To make a long story short, it was well after dark by the time we both made it back to the car, and we left with a healthy appreciation for the cutthroats in McCoy Creek. While neither of us caught anything of size, we were both pleasantly surprised at the voracity with which McCoy’s little natives attacked the high-floating terrestrials. Over a cold beer and under a darkening mountain sky, we swapped stories about little cutts coming completely out of the water in search of our flies. The fish, while they scarcely topped 10 inches, put up spirited fights in the dim evening light.

Since that night a few years back, we’ve made sure to pay McCoy a visit whenever we get the chance. Armed with a cooler stocked with cold beer and a flybox bristling with a few size 10 hopper patterns, a stop at McCoy has become a regular occurrence when we find ourselves in the neighborhood.

Prime water

McCoy is fishable along its entire length, save for the short stretch right before it reaches Palisades Reservoir, and then only in drought years when the stream crosses a barren stretch of sand and gravel that’s normally the lake’s bottom. McCoy Creek Road follows the stream’s entire length, which makes this a great location for family campouts with a little fishing mixed in. The upper stretches of the stream are definitely the most pleasing to the eye, and the fish, which never get really big, are identical to their downstream brethren. The downstream stretch runs through more of a canyon landscape which makes for easy wading and easier casting; upstream, McCoy is a meadow stream lined with bushy willows. Both sections offer the same as far as fish are concerned — it’s up to you to determine which fishing environment you prefer.

The fish

McCoy’s cutthroats aren’t anything terribly special — they’re essentially carbon copies of the fish that live in nearby Bear Creek (see Journal Outdoors, Aug. 2 edition). As is the case with Bear Creek, McCoy doesn’t spill over with big trout. Most of the stream’s large cutthroats have come and gone by the time the stream is fishable in late June or early July. Cutthroats from nearby Palisades Reservoir use McCoy as a spawning stream each spring, and most have returned to the lake by the time anglers can effectively fish the stream.

Instead of trophy hunting, the angler fishing McCoy Creek should focus more on the aesthetics of the whole experience. You’d be hard-pressed to find a prettier mountain valley, and the stream itself is truly beautiful. You’ll lose a few flies when you try to cast into the willow-shrouded holding water, but it’s worth the sacrifice just to be out there, knee-deep in an icy mountain brook casting to wild trout.

The flies

McCoy generally doesn’t clear up from spring runoff until the middle of June at the earliest, and sometimes it hasn’t fully shed its high water until the middle of July. This fact alone makes it a great spot for late-summer fishing, and that means terrestrial patterns — hoppers, ants, beetles and even spiders work wonders on McCoy.

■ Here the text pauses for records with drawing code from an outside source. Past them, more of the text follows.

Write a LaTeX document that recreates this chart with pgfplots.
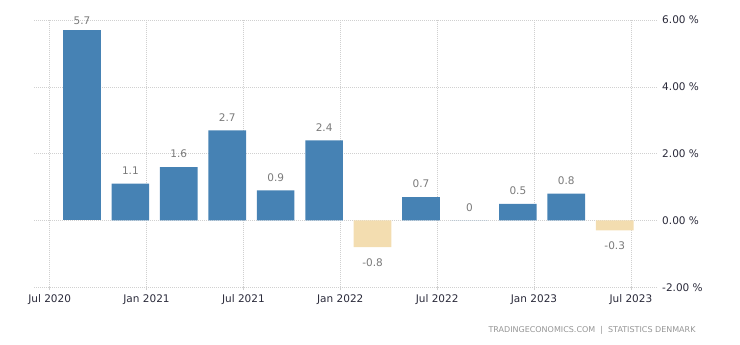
\documentclass[border=0pt]{standalone}
\usepackage{pgfplots}
\pgfplotsset{compat=1.18}
\usepackage{fontspec}
\setmainfont{DejaVu Sans}
\definecolor{barblue}{HTML}{4682B4}
\definecolor{barneg}{HTML}{F3DDB0}
\definecolor{lblgray}{HTML}{7A7A7A}
\definecolor{tickc}{HTML}{2A2A3A}
\definecolor{gridc}{HTML}{D0D0D0}
\definecolor{wmark}{HTML}{959595}
\begin{document}
\begin{tikzpicture}[x=1pt,y=1pt]
\path[use as bounding box] (0,0) rectangle (740,345);
\begin{axis}[
  at={(34.3pt,57.7pt)}, anchor=south west,
  scale only axis, width=622.4pt, height=267.3pt,
  xmin=-0.95, xmax=37.6, ymin=-2, ymax=6,
  axis line style={draw=none},
  ybar, bar width=2.33,
  xtick={0,6,12,18,24,30,36},
  xticklabels={Jul 2020,Jan 2021,Jul 2021,Jan 2022,Jul 2022,Jan 2023,Jul 2023},
  ytick={-2,0,2,4,6},
  yticklabels={-2.00 \%,0.00 \%,2.00 \%,4.00 \%,6.00 \%},
  yticklabel pos=right,
  xtick pos=bottom,
  xtick align=outside,
  major tick length=3pt,
  xtick style={gridc, line width=0.6pt},
  ytick style={draw=none},
  grid=major,
  major grid style={gridc, line width=0.6pt, dash pattern=on 1pt off 1pt},
  xticklabel style={font=\fontsize{10.5}{12}\selectfont, text=tickc, yshift=-1pt},
  yticklabel style={font=\fontsize{10.5}{12}\selectfont, text=tickc, anchor=west, xshift=2pt},
  tick label style={/pgf/number format/assume math mode=true},
  nodes near coords,
  point meta=explicit symbolic,
  nodes near coords style={font=\fontsize{10.5}{12}\selectfont, text=lblgray},
]
\addplot[fill=barblue, draw=none, bar shift=0pt,
  nodes near coords style={anchor=south, yshift=2pt}]
  table[x=x, y=y, meta=lab] {
x y lab
2 5.7 5.7
};
\addplot[fill=barblue, draw=none, bar shift=0pt,
  nodes near coords style={anchor=south, yshift=5.5pt}]
  table[x=x, y=y, meta=lab] {
x y lab
5 1.1 1.1
8 1.6 1.6
11 2.7 2.7
14 0.9 0.9
17 2.4 2.4
23 0.7 0.7
26 0 0
29 0.5 0.5
32 0.8 0.8
};
\addplot[fill=barneg, draw=none, bar shift=0pt,
  nodes near coords style={anchor=north, yshift=-8pt}]
  table[x=x, y=y, meta=lab] {
x y lab
20 -0.8 -0.8
35 -0.3 -0.3
};
\end{axis}
\node[text=wmark, font=\fontsize{8}{9}\selectfont, anchor=center] at (592,15) {TRADINGECONOMICS.COM \ | \ STATISTICS DENMARK};
\end{tikzpicture}
\end{document}
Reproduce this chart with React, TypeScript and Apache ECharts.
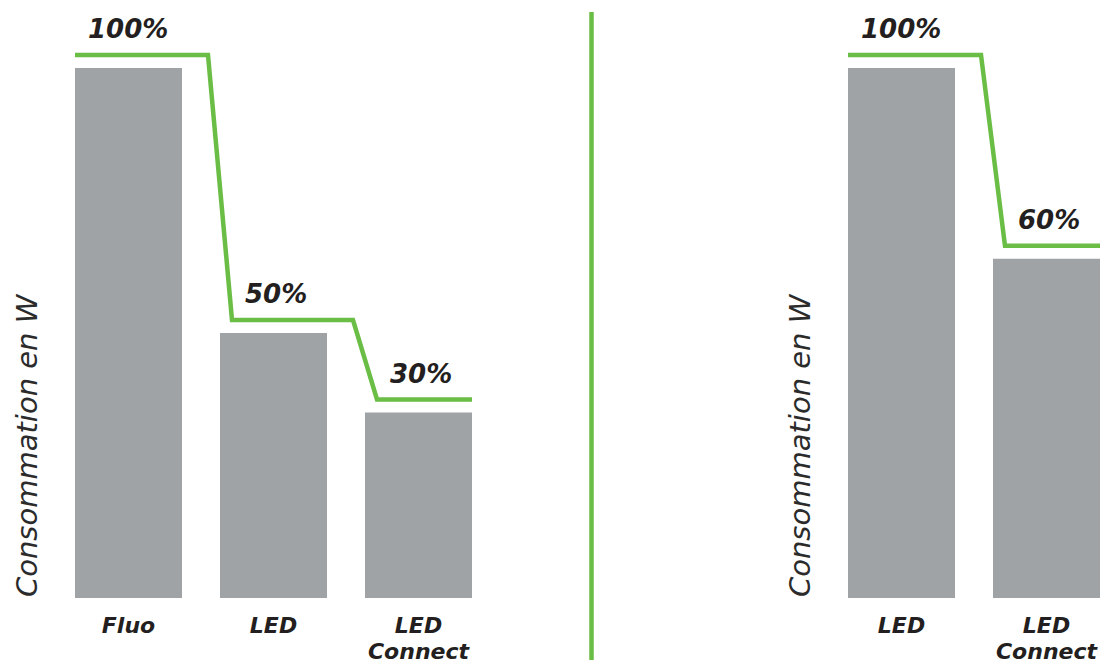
import React, { useEffect, useRef } from "react";
import * as echarts from "echarts";

const leftCategories = ["Fluo", "LED", "LED\nConnect"];
const leftConsumption = [100, 50, 35];
const leftPercentLabels = ["100%", "50%", "30%"];

const rightCategories = ["LED", "LED\nConnect"];
const rightConsumption = [100, 64];
const rightPercentLabels = ["100%", "60%"];

const yAxisTitle = "Consommation en W";

const GREEN = "#6abd45";
const GRAY = "#a0a3a6";
const TEXT = "#231f20";
const FONT = "DejaVu Sans";
const BAR_W = 107;

function makeStepRenderer(values: number[], labels: string[]) {
  return (params: any, api: any) => {
    if (params.dataIndex !== 0) return { type: "group", children: [] };
    const half = BAR_W / 2;
    const pts: number[][] = [];
    const texts: any[] = [];
    values.forEach((v, i) => {
      const c = api.coord([i, v]);
      const y = c[1] - 13;
      const left = c[0] - half;
      const right = c[0] + half;
      const startX = i === 0 ? left : left + 12;
      const endX = i === values.length - 1 ? right : right + 26;
      pts.push([startX, y], [endX, y]);
      texts.push({
        type: "text",
        x: startX + 13,
        y: y - 26,
        style: {
          text: labels[i],
          fill: TEXT,
          font: `italic bold 26px "${FONT}"`,
          align: "left",
          verticalAlign: "middle",
        },
      });
    });
    return {
      type: "group",
      children: [
        {
          type: "polyline",
          shape: { points: pts },
          style: { stroke: GREEN, lineWidth: 4.5, fill: "none", lineJoin: "miter" },
        },
        ...texts,
      ],
    };
  };
}

export default function App() {
  const ref = useRef<HTMLDivElement>(null);
  useEffect(() => {
    if (!ref.current) return;
    const chart = echarts.init(ref.current, undefined, { renderer: "svg" });
    const xAxisCommon = {
      type: "category" as const,
      axisLine: { show: false },
      axisTick: { show: false },
      axisLabel: {
        color: TEXT,
        fontFamily: FONT,
        fontStyle: "italic" as const,
        fontWeight: "bold" as const,
        fontSize: 22,
        lineHeight: 26,
        margin: 14,
        interval: 0,
      },
    };
    const yAxisCommon = {
      type: "value" as const,
      min: 0,
      max: 100,
      show: false,
      splitLine: { show: false },
    };
    chart.setOption({
      animation: false,
      backgroundColor: "#ffffff",
      grid: [
        { left: 56, width: 435, top: 68, bottom: 64, outerBoundsMode: "none", containLabel: false },
        { left: 829, width: 290, top: 68, bottom: 64, outerBoundsMode: "none", containLabel: false },
      ],
      xAxis: [
        { ...xAxisCommon, gridIndex: 0, data: leftCategories },
        { ...xAxisCommon, gridIndex: 1, data: rightCategories },
      ],
      yAxis: [
        { ...yAxisCommon, gridIndex: 0 },
        { ...yAxisCommon, gridIndex: 1 },
      ],
      series: [
        {
          type: "bar",
          xAxisIndex: 0,
          yAxisIndex: 0,
          data: leftConsumption,
          barWidth: BAR_W,
          itemStyle: { color: GRAY },
        },
        {
          type: "bar",
          xAxisIndex: 1,
          yAxisIndex: 1,
          data: rightConsumption,
          barWidth: BAR_W,
          itemStyle: { color: GRAY },
        },
        {
          type: "custom",
          xAxisIndex: 0,
          yAxisIndex: 0,
          data: leftConsumption.map((v, i) => [i, v]),
          renderItem: makeStepRenderer(leftConsumption, leftPercentLabels),
          clip: false,
          z: 5,
        },
        {
          type: "custom",
          xAxisIndex: 1,
          yAxisIndex: 1,
          data: rightConsumption.map((v, i) => [i, v]),
          renderItem: makeStepRenderer(rightConsumption, rightPercentLabels),
          clip: false,
          z: 5,
        },
      ],
      graphic: [
        {
          id: "divider",
          type: "line",
          shape: { x1: 591.5, y1: 12, x2: 591.5, y2: 660 },
          style: { stroke: GREEN, lineWidth: 4.5 },
        },
        {
          id: "ytitle1",
          type: "text",
          x: 27,
          y: 597,
          rotation: Math.PI / 2,
          style: {
            text: yAxisTitle,
            fill: "#2b2b2b",
            font: `italic 200 29px "${FONT}"`,
            align: "left",
            verticalAlign: "middle",
          },
        },
        {
          id: "ytitle2",
          type: "text",
          x: 800,
          y: 597,
          rotation: Math.PI / 2,
          style: {
            text: yAxisTitle,
            fill: "#2b2b2b",
            font: `italic 200 29px "${FONT}"`,
            align: "left",
            verticalAlign: "middle",
          },
        },
      ],
    });
    return () => chart.dispose();
  }, []);
  return (
    <div
      style={{
        position: "absolute",
        left: 0,
        top: 0,
        width: 1100,
        height: 662,
        overflow: "hidden",
      }}
    >
      <div ref={ref} style={{ width: 1120, height: 662 }} />
    </div>
  );
}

Try something simple at first to get a feel for the sometimes-swift currents of McCoy — with big terrestrial flies, you’ll have to accomplish a drag-free drift to really entice the fish. I prefer a Joe’s Hopper pattern simply because it’s easy to see and it makes that appreciative “splat” when it hits the water. Both red and black ant patterns work well, as do foam beetle and spider patterns. If you see a hatch of mayflies (most likely, it’ll be a pale morning dun hatch or, later in the year on cloudy days, blue-winged olives hatch out), don’t be afraid to switch flies. If your fly arsenal lacks the terrestrial patterns, go with tried-and true-attractor patterns — Royal Coachman, humpies or Adams patterns should all work well.

How to get there

The easiest, most direct route to McCoy Creek is to take U.S. Highway 26 east out of Idaho Falls to Alpine, Wyo. From there, turn south on U.S. Highway 89 and drive about three miles. Take a right (west) on McCoy Creek Road (Forest Road 87) and drive along Palisades Reservoir’s southern edge until you get to the stream. Follow it upstream until you find a stretch of water you like.